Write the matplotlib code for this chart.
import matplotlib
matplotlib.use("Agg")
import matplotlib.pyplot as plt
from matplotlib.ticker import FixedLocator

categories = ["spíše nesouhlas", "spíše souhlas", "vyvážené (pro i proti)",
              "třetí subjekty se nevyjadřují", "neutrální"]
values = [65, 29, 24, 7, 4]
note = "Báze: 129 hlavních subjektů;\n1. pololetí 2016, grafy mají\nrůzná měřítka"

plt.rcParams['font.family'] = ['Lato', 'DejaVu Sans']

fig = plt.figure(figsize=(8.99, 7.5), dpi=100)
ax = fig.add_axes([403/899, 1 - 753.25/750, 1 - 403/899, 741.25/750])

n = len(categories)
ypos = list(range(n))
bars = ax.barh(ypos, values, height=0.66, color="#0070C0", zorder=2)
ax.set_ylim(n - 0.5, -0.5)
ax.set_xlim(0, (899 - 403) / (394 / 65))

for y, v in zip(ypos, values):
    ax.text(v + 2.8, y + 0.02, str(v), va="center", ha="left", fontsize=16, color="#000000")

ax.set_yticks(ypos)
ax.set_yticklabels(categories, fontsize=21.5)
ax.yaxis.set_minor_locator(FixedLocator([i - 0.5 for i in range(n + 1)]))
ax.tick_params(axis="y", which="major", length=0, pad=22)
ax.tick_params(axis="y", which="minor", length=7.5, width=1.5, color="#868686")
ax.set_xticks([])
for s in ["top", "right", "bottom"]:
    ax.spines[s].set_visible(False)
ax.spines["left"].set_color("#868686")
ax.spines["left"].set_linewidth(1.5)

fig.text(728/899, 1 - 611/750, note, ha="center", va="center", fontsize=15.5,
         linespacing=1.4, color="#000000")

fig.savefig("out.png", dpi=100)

****

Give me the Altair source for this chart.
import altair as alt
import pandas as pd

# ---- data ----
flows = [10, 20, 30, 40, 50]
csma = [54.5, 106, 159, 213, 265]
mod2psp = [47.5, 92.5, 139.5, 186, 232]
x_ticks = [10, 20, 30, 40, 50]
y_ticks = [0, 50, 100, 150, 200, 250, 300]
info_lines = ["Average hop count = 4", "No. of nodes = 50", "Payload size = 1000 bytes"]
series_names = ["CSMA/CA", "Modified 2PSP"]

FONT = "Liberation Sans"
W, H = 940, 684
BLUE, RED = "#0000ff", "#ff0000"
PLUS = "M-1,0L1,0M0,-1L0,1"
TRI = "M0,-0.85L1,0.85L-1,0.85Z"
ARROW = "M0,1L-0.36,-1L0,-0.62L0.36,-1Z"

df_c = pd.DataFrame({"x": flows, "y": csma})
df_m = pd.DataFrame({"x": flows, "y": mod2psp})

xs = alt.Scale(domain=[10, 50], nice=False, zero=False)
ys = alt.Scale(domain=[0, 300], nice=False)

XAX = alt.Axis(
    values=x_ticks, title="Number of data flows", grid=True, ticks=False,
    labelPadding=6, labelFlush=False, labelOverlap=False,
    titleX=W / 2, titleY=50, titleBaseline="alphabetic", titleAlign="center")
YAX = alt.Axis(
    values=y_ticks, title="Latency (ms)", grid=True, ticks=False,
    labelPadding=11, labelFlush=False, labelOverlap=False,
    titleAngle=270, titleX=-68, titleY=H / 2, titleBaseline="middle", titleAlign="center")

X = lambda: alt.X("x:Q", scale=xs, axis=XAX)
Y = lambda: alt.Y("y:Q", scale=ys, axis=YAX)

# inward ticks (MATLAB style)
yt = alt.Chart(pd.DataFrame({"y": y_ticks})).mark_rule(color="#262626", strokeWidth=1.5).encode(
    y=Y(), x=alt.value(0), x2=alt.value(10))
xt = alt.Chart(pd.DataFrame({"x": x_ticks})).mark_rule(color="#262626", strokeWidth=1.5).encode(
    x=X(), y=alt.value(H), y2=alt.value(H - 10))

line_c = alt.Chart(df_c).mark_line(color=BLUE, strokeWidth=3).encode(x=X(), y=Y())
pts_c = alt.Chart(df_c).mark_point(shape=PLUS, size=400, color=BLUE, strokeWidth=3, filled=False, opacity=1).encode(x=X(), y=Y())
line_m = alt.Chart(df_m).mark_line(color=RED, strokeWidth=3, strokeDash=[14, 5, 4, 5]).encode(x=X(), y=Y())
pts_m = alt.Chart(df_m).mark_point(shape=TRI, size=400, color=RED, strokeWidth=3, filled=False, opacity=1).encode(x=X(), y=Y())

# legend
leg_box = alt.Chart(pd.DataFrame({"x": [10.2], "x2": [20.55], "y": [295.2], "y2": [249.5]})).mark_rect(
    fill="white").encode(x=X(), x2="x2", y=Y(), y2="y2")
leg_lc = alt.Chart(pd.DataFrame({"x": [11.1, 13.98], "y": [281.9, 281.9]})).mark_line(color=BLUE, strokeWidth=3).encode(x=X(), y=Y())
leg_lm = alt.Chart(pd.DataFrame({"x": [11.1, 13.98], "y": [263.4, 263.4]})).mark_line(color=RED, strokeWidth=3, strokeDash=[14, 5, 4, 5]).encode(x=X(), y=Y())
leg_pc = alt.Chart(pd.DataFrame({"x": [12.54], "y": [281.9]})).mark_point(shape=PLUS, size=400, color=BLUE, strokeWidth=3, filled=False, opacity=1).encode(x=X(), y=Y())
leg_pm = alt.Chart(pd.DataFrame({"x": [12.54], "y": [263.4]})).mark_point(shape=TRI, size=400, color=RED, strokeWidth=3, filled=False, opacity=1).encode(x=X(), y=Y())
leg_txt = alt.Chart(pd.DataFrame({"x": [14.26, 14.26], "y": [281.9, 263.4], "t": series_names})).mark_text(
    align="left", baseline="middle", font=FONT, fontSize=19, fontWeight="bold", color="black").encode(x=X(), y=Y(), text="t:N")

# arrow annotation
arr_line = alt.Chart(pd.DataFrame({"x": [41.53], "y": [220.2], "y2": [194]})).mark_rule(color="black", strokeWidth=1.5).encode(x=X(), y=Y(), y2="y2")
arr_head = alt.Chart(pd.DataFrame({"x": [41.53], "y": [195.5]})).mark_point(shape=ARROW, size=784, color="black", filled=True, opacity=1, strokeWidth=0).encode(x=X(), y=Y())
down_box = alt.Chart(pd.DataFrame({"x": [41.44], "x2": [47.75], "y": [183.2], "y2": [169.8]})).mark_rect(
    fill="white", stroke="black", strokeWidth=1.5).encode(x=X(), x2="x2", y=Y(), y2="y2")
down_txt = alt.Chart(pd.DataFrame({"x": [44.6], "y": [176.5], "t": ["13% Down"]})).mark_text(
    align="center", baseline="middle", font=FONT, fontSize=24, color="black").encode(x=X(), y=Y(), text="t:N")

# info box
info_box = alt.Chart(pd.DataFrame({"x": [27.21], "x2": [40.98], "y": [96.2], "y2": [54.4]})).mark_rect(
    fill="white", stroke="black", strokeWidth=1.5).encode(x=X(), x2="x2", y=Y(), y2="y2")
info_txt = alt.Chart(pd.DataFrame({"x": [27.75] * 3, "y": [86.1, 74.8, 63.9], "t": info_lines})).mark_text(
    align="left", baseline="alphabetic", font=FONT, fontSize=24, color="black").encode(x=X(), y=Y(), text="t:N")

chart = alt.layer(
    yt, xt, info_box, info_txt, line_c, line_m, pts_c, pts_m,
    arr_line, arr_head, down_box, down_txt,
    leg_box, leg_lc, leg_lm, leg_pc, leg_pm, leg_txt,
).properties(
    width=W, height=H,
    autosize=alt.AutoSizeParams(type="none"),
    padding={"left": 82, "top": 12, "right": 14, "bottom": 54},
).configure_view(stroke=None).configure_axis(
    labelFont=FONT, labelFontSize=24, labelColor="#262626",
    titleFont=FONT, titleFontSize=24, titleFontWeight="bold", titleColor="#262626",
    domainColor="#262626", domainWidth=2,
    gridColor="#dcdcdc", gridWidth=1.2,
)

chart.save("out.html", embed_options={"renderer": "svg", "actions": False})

****

● Task to carry out
Track down every line with the word "this" and copy it.

● Exercise result
Write the matplotlib code for this chart.
Give me the Altair source for this chart.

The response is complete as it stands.